Deneyimli başkan, kırmızı-siyahlı takımda oynarken, futbol camiasının büyücü diye nitelediği Güney Afrikalı futbolcunun, kariyerini bıraktıktan sonra kendisi ile teması kesmediğini anlattı.
Gençlerbirliği’nde bir dönem forma giyen ve Afrika futbol pazarının Türkiye’deki ilk temsilcilerinden olan John Leshiba Mosheou, önceki gün hayatını kaybederken, kırmızı-siyahlı ekibin başkanı İlhan Cavcav, yaşadığı duyguyu, “Evladımı kaybetmiş kadar üzgünüm” diye dile getirdi.

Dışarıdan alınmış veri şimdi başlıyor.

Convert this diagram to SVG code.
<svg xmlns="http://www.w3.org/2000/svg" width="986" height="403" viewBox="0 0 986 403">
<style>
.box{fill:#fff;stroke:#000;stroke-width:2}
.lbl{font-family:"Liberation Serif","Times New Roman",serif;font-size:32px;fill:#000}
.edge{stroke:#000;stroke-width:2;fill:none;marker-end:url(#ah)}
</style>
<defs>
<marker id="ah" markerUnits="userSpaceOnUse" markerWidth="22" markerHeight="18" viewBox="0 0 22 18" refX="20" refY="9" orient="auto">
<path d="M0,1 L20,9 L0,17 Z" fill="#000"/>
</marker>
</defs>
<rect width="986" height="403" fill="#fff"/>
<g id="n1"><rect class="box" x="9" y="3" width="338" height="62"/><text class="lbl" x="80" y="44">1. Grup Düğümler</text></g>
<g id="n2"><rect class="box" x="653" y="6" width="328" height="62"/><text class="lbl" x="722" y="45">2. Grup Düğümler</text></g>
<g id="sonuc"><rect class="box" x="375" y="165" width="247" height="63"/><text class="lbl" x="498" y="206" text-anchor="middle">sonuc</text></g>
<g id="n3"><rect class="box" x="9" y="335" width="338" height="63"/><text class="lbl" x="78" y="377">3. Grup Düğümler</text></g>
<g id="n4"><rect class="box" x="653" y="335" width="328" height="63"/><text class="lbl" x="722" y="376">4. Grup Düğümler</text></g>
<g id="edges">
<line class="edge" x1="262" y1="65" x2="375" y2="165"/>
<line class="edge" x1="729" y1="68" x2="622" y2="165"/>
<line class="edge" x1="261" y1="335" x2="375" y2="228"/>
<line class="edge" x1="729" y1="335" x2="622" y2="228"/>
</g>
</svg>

İlhan Cavcav, oyuncunun kariyerini tamamladıktan sonra da aralarındaki bağın kopmadığını belirtip şunları anlattı:
“Bana önerilen ve piyasada dolaşan hiç bir isime itimat etmedim. Kendim izleyip, üç Güney Afrikalı oyuncuyu transfer ettim.

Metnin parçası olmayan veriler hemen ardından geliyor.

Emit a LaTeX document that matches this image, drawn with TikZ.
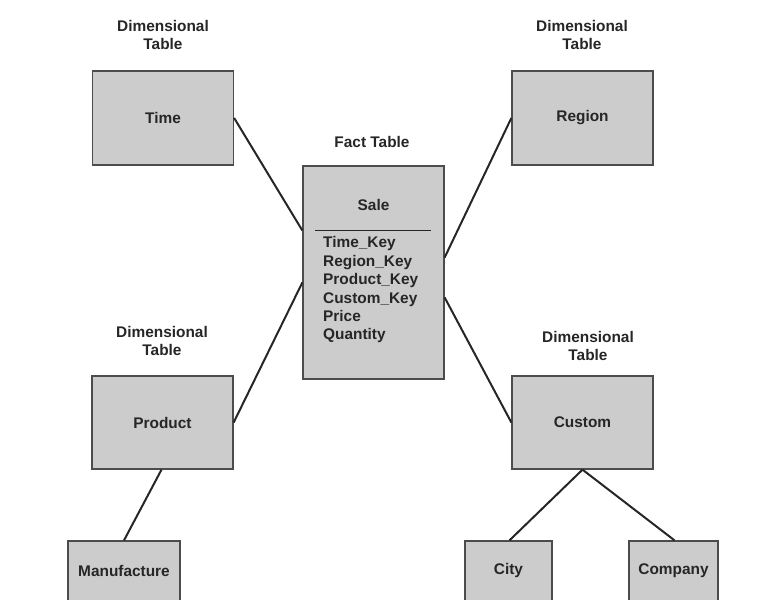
\documentclass[tikz,border=0pt]{standalone}
\usepackage{fontspec}
\setmainfont{Liberation Sans}
\usetikzlibrary{calc}
\definecolor{boxfill}{gray}{0.80}
\definecolor{boxline}{gray}{0.30}
\definecolor{ink}{gray}{0.15}
\begin{document}
\begin{tikzpicture}[x=1pt,y=-1pt,
  font=\fontsize{15.4}{17.5}\selectfont\bfseries,
  table/.style={draw=boxline,line width=1.3pt,fill=boxfill,text=ink,
    rectangle,inner sep=0pt,minimum width=#1},
  table/.default=141pt,
  caption/.style={text=ink,align=center,inner sep=0pt},
  link/.style={draw=ink,line width=2pt}]
\useasboundingbox (0,0) rectangle (770,599);

% fact table
\node[table,minimum height=213pt] (fact) at (373.5,272.5) {};
\node[caption] (factcap) at (372,142) {Fact Table};
\node[caption] (sale) at (373.5,205) {Sale};
\coordinate (rulel) at ($(fact.north west)+(13,65)$);
\coordinate (ruler) at ($(fact.north east)+(-14,65)$);
\draw[draw=ink,line width=1.6pt] (rulel) -- (ruler);
\node[caption,align=left,anchor=west,
  font=\fontsize{15.4}{18.4}\selectfont\bfseries] (keys) at (323,290)
  {Time\_Key\\Region\_Key\\Product\_Key\\Custom\_Key\\Price\\Quantity};

% dimensional tables
\node[table,minimum height=94pt] (time) at (163,118) {Time};
\node[caption] (timecap) at (163,35) {Dimensional\\Table};
\node[table,minimum height=94pt] (region) at (582.5,118) {Region};
\node[caption] (regioncap) at (582,35) {Dimensional\\Table};
\node[table,minimum height=93pt] (product) at (162.5,422.5) {Product};
\node[caption] (productcap) at (162,341) {Dimensional\\Table};
\node[table,minimum height=93pt] (custom) at (582.5,422.5) {Custom};
\node[caption] (customcap) at (588,346) {Dimensional\\Table};

% sub-dimension tables, running off the bottom edge
\node[table=112pt,minimum height=60pt] (manu) at (124,571) {Manufacture};
\node[table=87pt,minimum height=60pt] (city) at (508.5,571) {City};
\node[table=89pt,minimum height=60pt] (company) at (673.5,571) {Company};

% connectors
\draw[link] (time.east) -- ([yshift=42pt]fact.west);
\draw[link] (region.west) -- ([yshift=15pt]fact.east);
\draw[link] (product.east) -- ([yshift=-10pt]fact.west);
\draw[link] ([yshift=-25pt]fact.east) -- (custom.west);
\draw[link] ([xshift=-1pt]product.south) -- (manu.north);
\draw[link] (custom.south) -- ([xshift=1pt]city.north);
\draw[link] (custom.south) -- ([xshift=1pt]company.north);
\end{tikzpicture}
\end{document}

Transfer sezonu geldiğinde kulağıma bir güzide kulübümüze teklif edilen Afrikalı bir futbolcunun ismi geldi. Herkes ondan bahsediyordu, ne kadar mükemmel, ne kadar üstün yetenekli olduğu konuşuluyordu. Kendimce bir araştırma yaptım; maçını izledim, gördüm ki bu futbolcu arkadaşımızı menajerler biraz abartmış. Yine o izlediğim maçlarda gözüme çarpan başka isimler oldu. Bu arada diğer kulübümüz o abartılan isimle imzayı attı. Az bir paraya da değil, o dönem şartlarına ve Afrika’daki futbol için inanılmaz bir paraydı verdikleri. Ben de neredeyse yok pahasına başka üç isimi getirdim. Eğer ki kendime güvenmesem, başkasının aklıyla iş yapmış olsam belki de diğer futbolculara, menajerlere kanıp yüksek bedelle onu almaya çalışacaktım. Transferin yapıldığı günlerde yoğun eleştiriler aldım. Bunlar Afrika’nın sıcağından geldi. Ankara ayazında duramaz kaçar denmişti. Karda, yağmurda, sıcakta oynadılar. Aldıkları her kuruşun hakkını verdiler, o söylentileri çıkaranları utançlarıyla bıraktılar. “
ANTRENÖR İKEN TRANSFERLERİ BANA DANIŞIRDI
Mosheou özel parantez açılacak oyuncuydu. Müthiş bir yeteneği vardı. Milimlik pasları, ahenkli bir oyunu vardı. Gazeteler büyücü diye başlık atarlardı. Kona golleri atar, Moshoeu asistler yapardı. Bursaspor ve Ankaragücü maçlarındaki performansını hiç unutamam. Kötü bir dönemden geçiyorduk, Bursaspor maçı çok önemliydi. Moshoeu ve diğer oyuncularla konuştum. O konuşmadan sonra Bursaspor’u neredeyse tek başına yendi. Savunmayı ipe dizer gibi tek tek geçti ve ceza sahası çevresinden güzel bir vuruşla da golünü attı. O kadar maç izlerim, bunu herkes bilir, ama öyle gole çok az denk geliyorum. Ankaragücü maçı var ki o da her zaman hatırımdadır. Sahada öyle insanüstü performans sergiledi ki tribünde izlediğimde ne kadar doğru karar verdiğimi hatırlattı. Her maçında bunu hissettirirdi, düşündürürdü. Maç 1-1 bitti ama herkes Moshoeu’yu konuşuyordu. Futbolu bıraktıktan sonra da bağımız kopmadı. Moshoeu, transferlerini bile bana danışırdı. Yıllar sonra bir röportajında benden “baba gibiydi” diye bahsettiğinde çok duygulanmadım. Ben onları hep evladım gibi gördüm, hep onların iyiliği için çabaladım. Başka takımlardayken bile transferlerini bana danıştı, sözümü dinledi. Bugün bir evladımı kaybetmiş kadar üzgünüm. Futbolda hoca olarak da Gençlerbirliği’ne hizmet etmesini isterdim. Çünkü burası onun eviydi, burası onun baba ocağından sonra ikinci doğduğu yerdi.”